Zur Jahreswende wurde Orlandos Vorstoß dann doch publik. Etliche Bürgermeister haben sich dem Appell ihres Amtskollegen bereits angeschlossen. Darunter unter anderen die Stadtherren von Neapel, Mailand, Florenz, Bari und Bologna. Solidaritätsbekundungen kommen sogar aus Deutschland: Düsseldorfs Bürgermeister Thomas Geisel schrieb an Orlando, es sei schön zu wissen, „dass in Italien zumindest noch ein paar unerschrockene Bürgermeister die Fahne der Zivilisation hochhalten gegen die Barbarei von Salvini.“ Düsseldorf ist die Partnerstadt von Palermo.

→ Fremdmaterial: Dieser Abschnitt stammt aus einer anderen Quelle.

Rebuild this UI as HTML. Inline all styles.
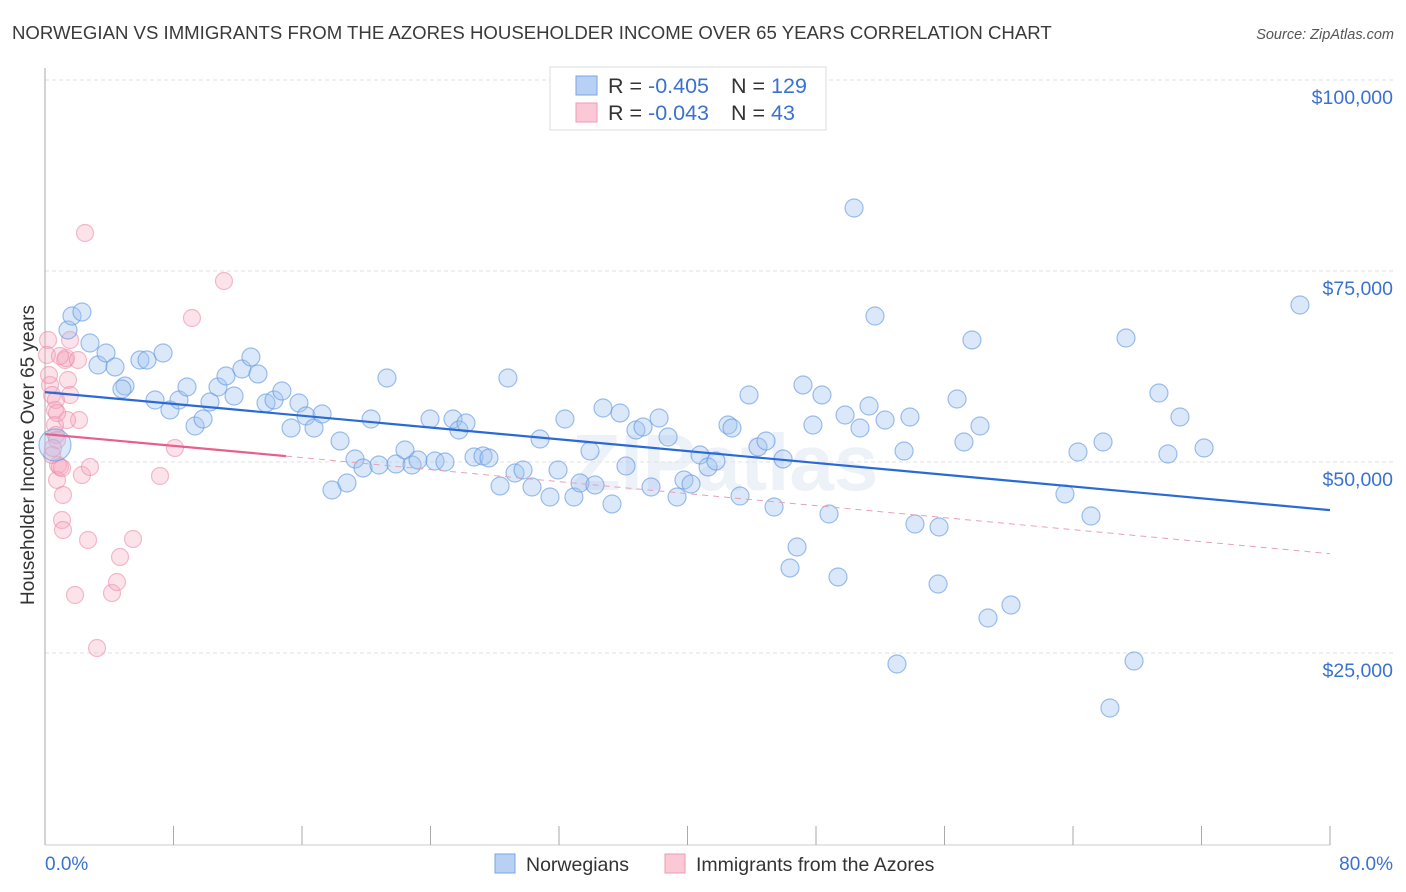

Regionen gehen vors Verfassungsgericht

Innenminister Salvini, der Chef der rechten Lega, reagierte gewohnt patzig auf den Widerstand der Kommunalpolitiker. Orlando hofft nun darauf, von Salvini vor Gericht gezerrt zu werden. Der Grund: Bürger, selbst Bürgermeister, können in Italien nicht von sich aus das Verfassungsgericht anrufen. „Nur wenn ich selbst vor Gericht stehe, kann ich das Gesetz im Prozess als verfassungswidrig anfechten“, so Orlando.

Zu Hilfe kommen den Bürgermeistern aber bereits die Gouverneure einiger Regionen, denn diese können eine Verfassungsbeschwerde einlegen. Die Regionen Toskana, Umbrien, Basilikata und Piemont haben beschlossen, diesen Weg zu gehen.